I have officially given up on reading the Bible in a year. Well, let's not say given up. Let's say moved on. I have officially moved on from reading the Bible in a year. This reading plan has been one of the worst experiences of my life when it comes to Bible study. Checklists. Bad. Large sweeping chunks of scripture. I have been bummed about and dreading reading the Bible. I feel like I am accomplishing a chore.
It's been like hiking on a time schedule. Do you follow? When you go on a really long hike, it's sometimes hard not to think about the fact that you have to get to the other end--to the next campsite. You sometimes forget to stop and take in the breathtaking sights around you. You forget to notice nature surrounding you. You watch your feet move slowly down a path until you reach your goal--the campsite. It's time to stop and see the beauty surrounding me.

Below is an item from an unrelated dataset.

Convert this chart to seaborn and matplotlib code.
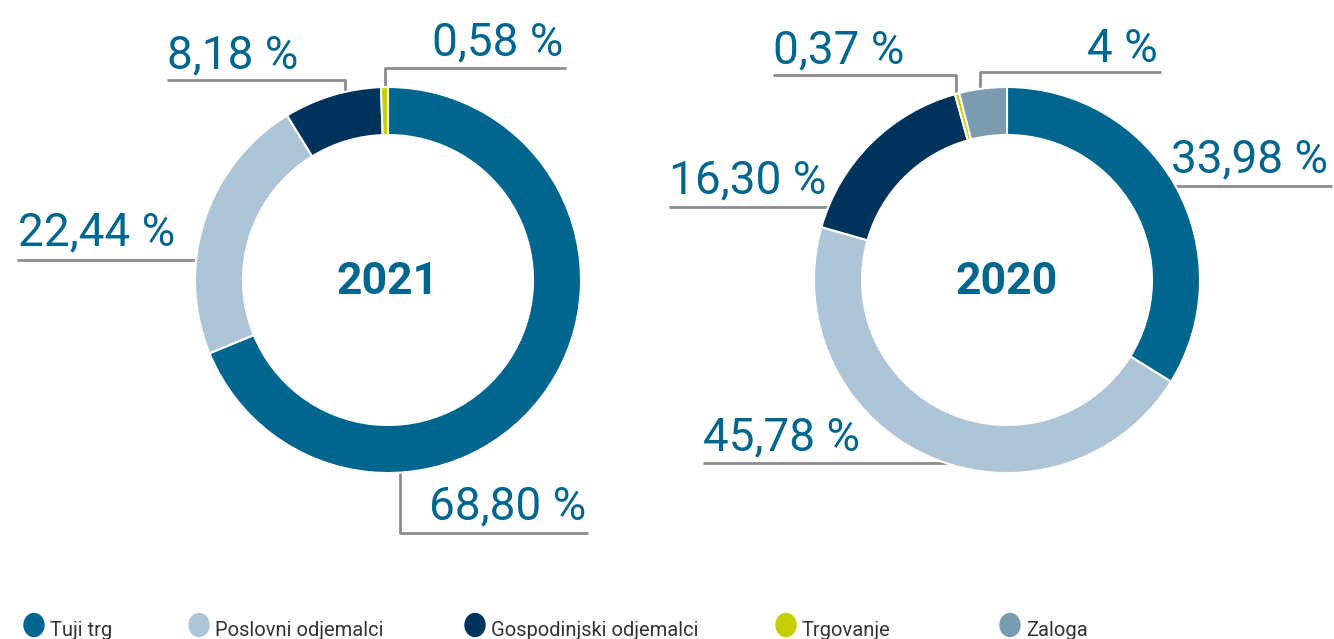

Starting tonight, I am not seeking to meet the requirements of the reading plan. If I am moved by a verse, I will stop reading and meditate. If I feel it on my heart that I need to read something that won't be on my plan, I will read it instead. I want my time with God back. Ever since starting this plan, it's been less about God and more about goals. I want my time in the scripture to be a time where I can relax and be with God again. I want it to be a time of freedom. Freedom from external demands--including religious checklists. I want it to be a time where I feel free from the world's burdens and rest comfortably with my savior and my creator and my sustainer. I'm going back to that time.